WORK TO DO
From the first line of the listing below to the line with "from matplotlib.ticker import MultipleLocator", print each line exactly, and nothing more. Leave out the pictures.
══════
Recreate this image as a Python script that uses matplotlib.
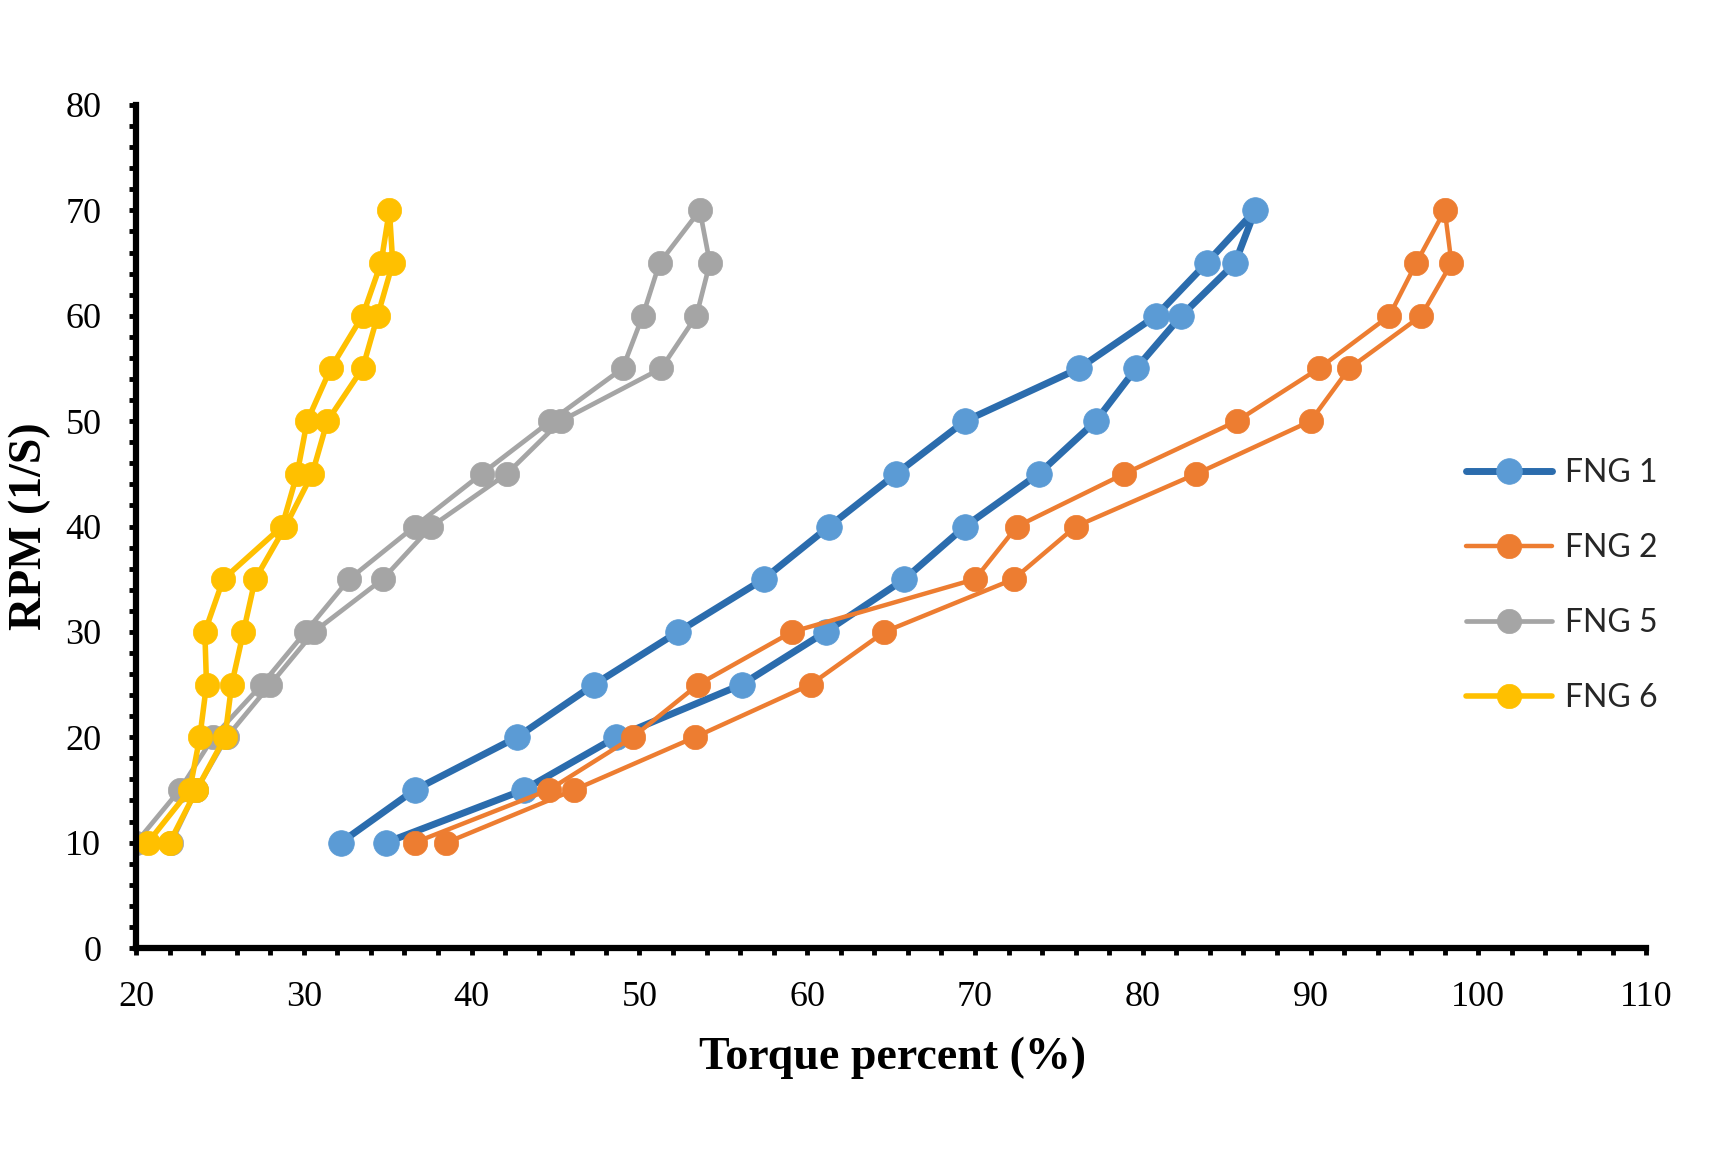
import numpy as np
import matplotlib
matplotlib.use("Agg")
import matplotlib.pyplot as plt
from matplotlib.ticker import MultipleLocator

# RPM steps: up from 10 to 70, then back down to 10
rpm = [10, 15, 20, 25, 30, 35, 40, 45, 50, 55, 60, 65, 70,
       65, 60, 55, 50, 45, 40, 35, 30, 25, 20, 15, 10]

fng1 = [32.2, 36.6, 42.7, 47.3, 52.3, 57.4, 61.3, 65.3, 69.4, 76.2, 80.8, 83.8, 86.7,
        85.5, 82.3, 79.6, 77.2, 73.8, 69.4, 65.8, 61.1, 56.1, 48.6, 43.1, 34.9]
fng2 = [36.6, 44.6, 49.6, 53.5, 59.1, 70.0, 72.5, 78.9, 85.6, 90.5, 94.7, 96.3, 98.0,
        98.4, 96.6, 92.3, 90.0, 83.2, 76.0, 72.3, 64.6, 60.2, 53.3, 46.1, 38.5]
fng5 = [20.0, 22.6, 24.6, 27.5, 30.1, 32.7, 36.6, 40.6, 44.7, 49.0, 50.2, 51.2, 53.6,
        54.2, 53.4, 51.3, 45.3, 42.1, 37.6, 34.7, 30.6, 28.0, 25.4, 23.6, 22.1]
fng6 = [20.7, 23.2, 23.8, 24.2, 24.1, 25.2, 28.7, 29.6, 30.2, 31.6, 33.5, 34.6, 35.1,
        35.3, 34.4, 33.5, 31.4, 30.5, 28.9, 27.1, 26.4, 25.7, 25.3, 23.6, 22.0]

labels = ["FNG 1", "FNG 2", "FNG 5", "FNG 6"]

fig = plt.figure(figsize=(17.09, 11.73), dpi=100)
ax = fig.add_axes([0.0796, 0.1918, 0.9632 - 0.0796, 0.9105 - 0.1918])

# line colour, marker colour, line width, marker size
styles = [("#2B6CAD", "#5B9BD5", 5.0, 18.5),
          ("#ED7D31", "#ED7D31", 3.2, 17.5),
          ("#A5A5A5", "#A5A5A5", 3.4, 17.5),
          ("#FFC000", "#FFC000", 4.0, 17.5)]

for xs, lab, (lc, mc, lw, ms) in zip([fng1, fng2, fng5, fng6], labels, styles):
    ax.plot(xs, rpm, color=lc, lw=lw, marker="o", markersize=ms,
            markerfacecolor=mc, markeredgecolor=mc, markeredgewidth=0.5,
            label=lab, solid_capstyle="round", solid_joinstyle="round")

ax.set_xlim(20, 110)
ax.set_ylim(0, 80)
ax.xaxis.set_major_locator(MultipleLocator(10))
ax.xaxis.set_minor_locator(MultipleLocator(2))
ax.yaxis.set_major_locator(MultipleLocator(10))
ax.yaxis.set_minor_locator(MultipleLocator(2))

for s in ["top", "right"]:
    ax.spines[s].set_visible(False)
for s in ["left", "bottom"]:
    ax.spines[s].set_linewidth(4.5)
    ax.spines[s].set_capstyle("projecting")

ax.tick_params(which="both", direction="out", length=5, width=3.5, color="black")
ax.tick_params(axis="x", which="major", pad=19, labelsize=26)
ax.tick_params(axis="y", which="major", pad=20, labelsize=26)
for t in ax.get_xticklabels() + ax.get_yticklabels():
    t.set_fontfamily("Liberation Serif")

ax.set_xlabel("Torque percent (%)", fontsize=33, fontweight="bold", family="Liberation Serif")
ax.set_ylabel("RPM (1/S)", fontsize=33, fontweight="bold", family="Liberation Serif")
ax.xaxis.set_label_coords(0.501, -0.105)
ax.yaxis.set_label_coords(-0.056, 0.5)

leg = ax.legend(loc="center left", bbox_to_anchor=(0.8578, 0.501),
                bbox_transform=fig.transFigure, frameon=False,
                prop={"family": "Lato", "size": 23}, handlelength=2.7,
                handletextpad=0.4, labelspacing=1.41, borderpad=0, borderaxespad=0)
for t in leg.get_texts():
    t.set_color("#262626")

fig.savefig("out.png", dpi=100)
══════
TASK RESPONSE
Recreate this image as a Python script that uses matplotlib.
import numpy as np
import matplotlib
matplotlib.use("Agg")
import matplotlib.pyplot as plt
from matplotlib.ticker import MultipleLocator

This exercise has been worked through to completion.